>> BEGIN Dataset excerpt

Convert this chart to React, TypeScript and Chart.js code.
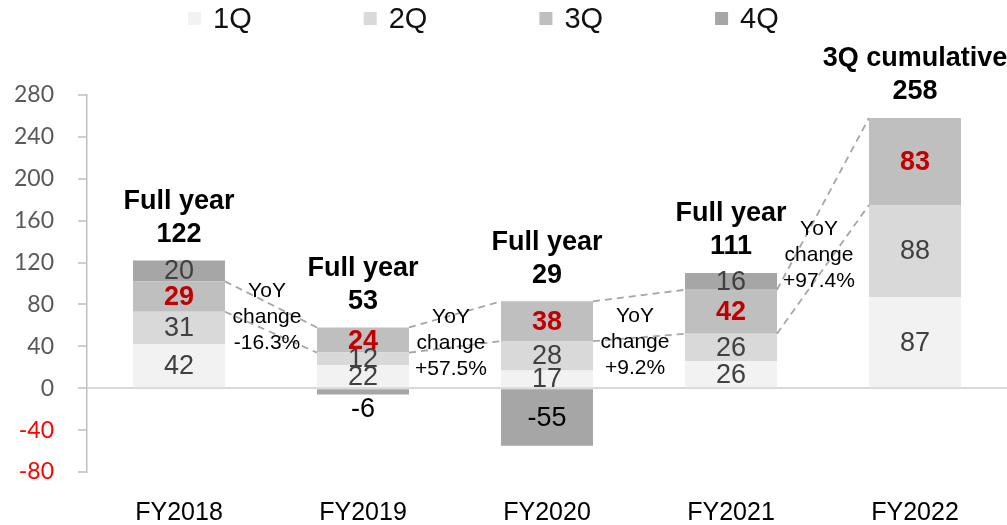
import React, { useEffect, useRef } from "react";
import { Chart, registerables } from "chart.js";

Chart.register(...registerables);

const categories = ["FY2018", "FY2019", "FY2020", "FY2021", "FY2022"];
const seriesNames = ["1Q", "2Q", "3Q", "4Q"];
const q1 = [42, 22, 17, 26, 87];
const q2 = [31, 12, 28, 26, 88];
const q3 = [29, 24, 38, 42, 83];
const q4 = [20, -6, -55, 16, null];
const totalTitles = ["Full year", "Full year", "Full year", "Full year", "3Q cumulative"];
const totals = [122, 53, 29, 111, 258];
const yoyChanges = ["-16.3%", "+57.5%", "+9.2%", "+97.4%"];
const yoyLabelAt = [68, 43, 44, 127];
const yMin = -80;
const yMax = 280;
const yStep = 40;

const seriesColors = ["#f2f2f2", "#d9d9d9", "#bfbfbf", "#a6a6a6"];
const FONT = "'Liberation Sans', Arial, sans-serif";

const annotPlugin = {
  id: "annot",
  afterDatasetsDraw(chart: any) {
    const ctx = chart.ctx as CanvasRenderingContext2D;
    const ys = chart.scales.y;
    const metas = chart.data.datasets.map((_: any, i: number) => chart.getDatasetMeta(i));
    ctx.save();

    // dashed connector lines (top of 3Q cumulative and 2Q cumulative)
    ctx.strokeStyle = "#a6a6a6";
    ctx.lineWidth = 1.8;
    ctx.setLineDash([7, 5]);
    for (let i = 0; i < categories.length - 1; i++) {
      for (const d of [2, 1]) {
        const a = metas[d].data[i];
        const b = metas[d].data[i + 1];
        ctx.beginPath();
        ctx.moveTo(a.x + a.width / 2, a.y);
        ctx.lineTo(b.x - b.width / 2, b.y);
        ctx.stroke();
      }
    }
    ctx.setLineDash([]);

    // segment labels
    ctx.textAlign = "center";
    ctx.textBaseline = "middle";
    chart.data.datasets.forEach((ds: any, d: number) => {
      metas[d].data.forEach((el: any, i: number) => {
        const v = ds.data[i];
        if (v === null || v === undefined) return;
        let y = (el.y + el.base) / 2;
        if (v < 0 && Math.abs(el.base - el.y) < 20) {
          y = Math.max(el.y, el.base) + 14;
        }
        if (d === 2) {
          ctx.font = `bold 27px ${FONT}`;
          ctx.fillStyle = "#c00000";
        } else if (v < 0) {
          ctx.font = `27px ${FONT}`;
          ctx.fillStyle = "#000000";
        } else {
          ctx.font = `27px ${FONT}`;
          ctx.fillStyle = "#404040";
        }
        ctx.fillText(String(v), el.x, y + 1);
      });
    });

    // totals above bars
    ctx.font = `bold 27px ${FONT}`;
    ctx.fillStyle = "#000000";
    categories.forEach((_, i) => {
      let top = Infinity;
      let x = 0;
      chart.data.datasets.forEach((ds: any, d: number) => {
        const v = ds.data[i];
        if (v !== null && v > 0) {
          const el = metas[d].data[i];
          top = Math.min(top, el.y);
          x = el.x;
        }
      });
      ctx.fillText(String(totals[i]), x, top - 26);
      ctx.fillText(totalTitles[i], x, top - 59);
    });

    // YoY change labels
    ctx.font = `21px ${FONT}`;
    ctx.fillStyle = "#000000";
    yoyChanges.forEach((txt, i) => {
      const a = metas[0].data[i];
      const b = metas[0].data[i + 1];
      const x = (a.x + a.width / 2 + b.x - b.width / 2) / 2 - 4;
      const cy = ys.getPixelForValue(yoyLabelAt[i]);
      ctx.fillText("YoY", x, cy - 26);
      ctx.fillText("change", x, cy);
      ctx.fillText(txt, x, cy + 26);
    });

    ctx.restore();
  },
  afterDraw(chart: any) {
    // legend
    const ctx = chart.ctx as CanvasRenderingContext2D;
    ctx.save();
    const startX = 188;
    const step = 175.7;
    ctx.textAlign = "left";
    ctx.textBaseline = "middle";
    ctx.font = `29px ${FONT}`;
    chart.data.datasets.forEach((ds: any, d: number) => {
      const x = startX + d * step;
      ctx.fillStyle = ds.backgroundColor;
      ctx.fillRect(x, 12, 13, 13);
      ctx.fillStyle = "#111111";
      ctx.fillText(ds.label, x + 25, 20);
    });
    ctx.restore();
  },
};

export default function App() {
  const canvasRef = useRef<HTMLCanvasElement | null>(null);

  useEffect(() => {
    const canvas = canvasRef.current;
    if (!canvas) return;
    const seriesData = [q1, q2, q3, q4];
    const chart = new Chart(canvas, {
      type: "bar",
      data: {
        labels: categories,
        datasets: seriesNames.map((name, i) => ({
          label: name,
          data: seriesData[i] as any,
          backgroundColor: seriesColors[i],
          borderWidth: 0,
          barPercentage: 0.5,
          categoryPercentage: 1,
        })),
      },
      options: {
        animation: false,
        responsive: true,
        maintainAspectRatio: false,
        layout: { padding: { top: 95, left: 0, right: 0, bottom: 0 } },
        plugins: {
          legend: { display: false },
          tooltip: { enabled: false },
        },
        scales: {
          x: {
            stacked: true,
            grid: { display: false },
            border: { display: false },
            ticks: {
              color: "#000000",
              font: { family: FONT, size: 25 },
              padding: 18,
            },
            afterFit: (scale: any) => {
              scale.height = 53;
            },
          },
          y: {
            stacked: true,
            min: yMin,
            max: yMax,
            ticks: {
              stepSize: yStep,
              padding: 24,
              color: (c: any) => (c.tick.value < 0 ? "#ff0000" : "#595959"),
              font: { family: "Lato, 'Open Sans', sans-serif", size: 23 },
            },
            grid: {
              color: (c: any) => (c.tick && c.tick.value === 0 ? "#d9d9d9" : "rgba(0,0,0,0)"),
              lineWidth: 2,
              tickColor: "#bfbfbf",
              tickLength: 9,
              tickWidth: 1.5,
            },
            border: { display: true, color: "#bfbfbf", width: 1.5 },
            afterFit: (scale: any) => {
              scale.width = 87;
            },
          },
        },
      },
      plugins: [annotPlugin],
    });
    return () => chart.destroy();
  }, []);

  return (
    <div style={{ position: "fixed", left: 0, top: 0, width: 1007, height: 525, background: "#ffffff" }}>
      <canvas ref={canvasRef} />
    </div>
  );
}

>> END Dataset excerpt

What to produce: Copy nothing but the lines from the top of the material through the line holding "ctx.setLineDash([]);", exactly as written; omit pictures.

Exercise result:
Convert this chart to React, TypeScript and Chart.js code.
import React, { useEffect, useRef } from "react";
import { Chart, registerables } from "chart.js";

Chart.register(...registerables);

const categories = ["FY2018", "FY2019", "FY2020", "FY2021", "FY2022"];
const seriesNames = ["1Q", "2Q", "3Q", "4Q"];
const q1 = [42, 22, 17, 26, 87];
const q2 = [31, 12, 28, 26, 88];
const q3 = [29, 24, 38, 42, 83];
const q4 = [20, -6, -55, 16, null];
const totalTitles = ["Full year", "Full year", "Full year", "Full year", "3Q cumulative"];
const totals = [122, 53, 29, 111, 258];
const yoyChanges = ["-16.3%", "+57.5%", "+9.2%", "+97.4%"];
const yoyLabelAt = [68, 43, 44, 127];
const yMin = -80;
const yMax = 280;
const yStep = 40;

const seriesColors = ["#f2f2f2", "#d9d9d9", "#bfbfbf", "#a6a6a6"];
const FONT = "'Liberation Sans', Arial, sans-serif";

const annotPlugin = {
  id: "annot",
  afterDatasetsDraw(chart: any) {
    const ctx = chart.ctx as CanvasRenderingContext2D;
    const ys = chart.scales.y;
    const metas = chart.data.datasets.map((_: any, i: number) => chart.getDatasetMeta(i));
    ctx.save();

    // dashed connector lines (top of 3Q cumulative and 2Q cumulative)
    ctx.strokeStyle = "#a6a6a6";
    ctx.lineWidth = 1.8;
    ctx.setLineDash([7, 5]);
    for (let i = 0; i < categories.length - 1; i++) {
      for (const d of [2, 1]) {
        const a = metas[d].data[i];
        const b = metas[d].data[i + 1];
        ctx.beginPath();
        ctx.moveTo(a.x + a.width / 2, a.y);
        ctx.lineTo(b.x - b.width / 2, b.y);
        ctx.stroke();
      }
    }
    ctx.setLineDash([]);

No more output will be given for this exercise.